Spotlight On: A Series on Culture & The Arts
“Spotlight On” is XelaWho’s regular monthly series on all things cultural & artistic in Xela and Guatemala. The topic for April 2010 is: The Band Triskell by Diana Pastor.
“International”, “historical”, “originals” and “with hot but smooth rhythm” are some of the words used to describe the music of Fabio & Simona, members of the Italian duo Triskell. The two musicians have been playing in places such as La Sastrería, Blue Night, Chatbar and Thursdays at Romanos.
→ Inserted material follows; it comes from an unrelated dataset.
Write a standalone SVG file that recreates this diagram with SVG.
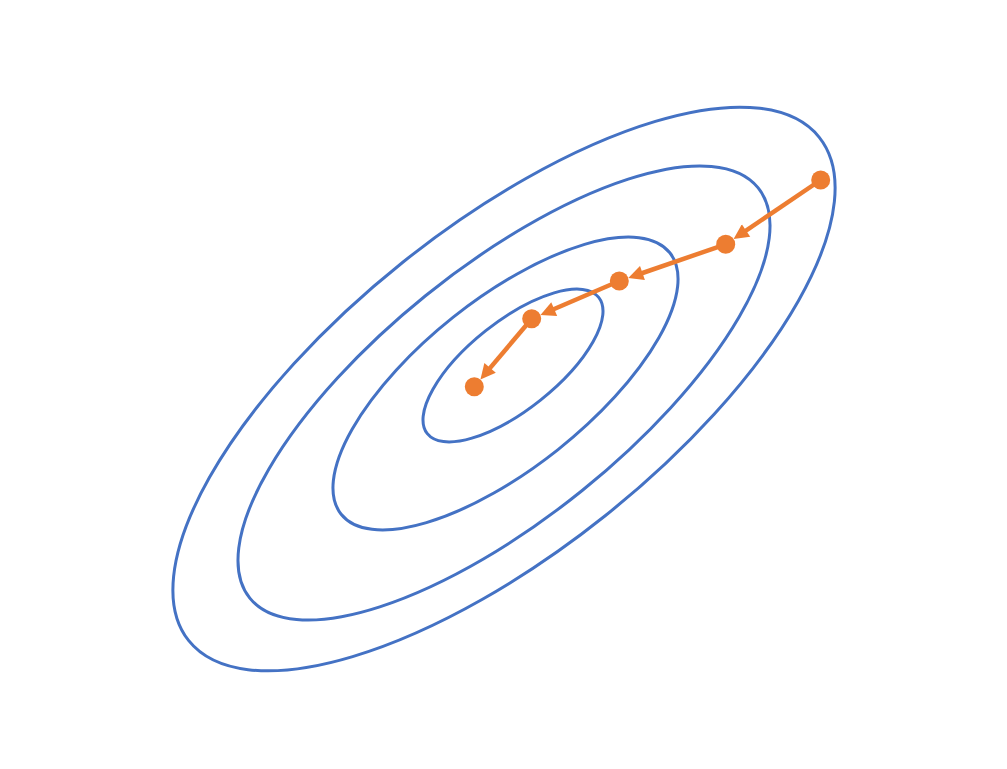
<svg xmlns="http://www.w3.org/2000/svg" width="1007" height="769" viewBox="0 0 1007 769">
<style>
.c{fill:none;stroke:#4472C4;stroke-width:3}
.a{stroke:#ED7D31;stroke-width:4.5;fill:none}
.d{fill:#ED7D31}
</style>
<defs>
<marker id="ah" markerUnits="userSpaceOnUse" viewBox="0 0 10 10" markerWidth="16" markerHeight="15" refX="3" refY="5" orient="auto">
<path d="M0,0 L10,5 L0,10 z" fill="#ED7D31"/>
</marker>
</defs>
<rect width="1007" height="769" fill="#fff"/>
<g id="contours">
<ellipse id="c1" class="c" cx="504" cy="389" rx="403.4" ry="162.2" transform="rotate(-38.6 504 389)"/>
<ellipse id="c2" class="c" cx="504" cy="393" rx="326.6" ry="125" transform="rotate(-38.9 504 393)"/>
<ellipse id="c3" class="c" cx="505.5" cy="383.5" rx="210" ry="84.4" transform="rotate(-38.5 505.5 383.5)"/>
<ellipse id="c4" class="c" cx="513" cy="365.5" rx="109.5" ry="44.2" transform="rotate(-38.5 513 365.5)"/>
</g>
<g id="connectors">
<line class="a" x1="820.7" y1="180" x2="742.3" y2="233.1" marker-end="url(#ah)"/>
<line class="a" x1="725.7" y1="244.3" x2="638.2" y2="274.5" marker-end="url(#ah)"/>
<line class="a" x1="619.3" y1="281" x2="550.1" y2="310.8" marker-end="url(#ah)"/>
<line class="a" x1="531.7" y1="318.7" x2="487.2" y2="371.4" marker-end="url(#ah)"/>
</g>
<g id="p1"><circle class="d" cx="820.7" cy="180" r="9.5"/></g>
<g id="p2"><circle class="d" cx="725.7" cy="244.3" r="9.5"/></g>
<g id="p3"><circle class="d" cx="619.3" cy="281" r="9.5"/></g>
<g id="p4"><circle class="d" cx="531.7" cy="318.7" r="9.5"/></g>
<g id="p5"><circle class="d" cx="474.3" cy="386.7" r="9.5"/></g>
</svg>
Triskell, previously known as Pachamama, a name that Fabio and Simona gave themselves while they were in Ecuador, is a group that plays a repertoire of songs from bands as varied as Sting, U2, Tracy Chapman & Pink Floyd. Although they also have their Latin streaks, as now and then they will interpret Maná or other Latin artists. They have made a mix consisting of their own tastes as well as those of their fans.
How did the group get started, and why does Xela have the opportunity to hear them? Before Fabio and Simona were a group, she sang in a group whose bassist left. Later, Fabio replaced the former bassist to round out the band. Together with three other band members, the group played rock music.
But then in 2004, Fabio and Simona left Italy for a trip to Burkina Faso. Due to their love and passion for the music there, they stayed to play, doing ad hoc concerts and also being invited to do local radio shows.
Later they came to Guatemala and were invited to participate in an event last September at Teatro Municipal together with other Xela musicians. The duo were thrilled with the music culture they found here as well as the public so receptive to their music.
Fabio and Simona have interesting expectations for their musical career. They want to continue being different, cross new frontiers and visit other parts of Guatemala in order to have direct contact to new fans who can appreciate the particularity of their brand of music.
And what is the meaning of the name “Triskell”? It is an ancient Celtic symbol that relates to the mind, body and spirit, as well as to the three elements: fire, land and water; and to the three positions of the sun. The symbol consists of three spirals that rotate to the left and possesses a relation to the Mayan culture (in this case it also means growth, evolution and life).
In this way, Triskell seeks to unify and exchange common elements between the cultures of Europe and Guatemala.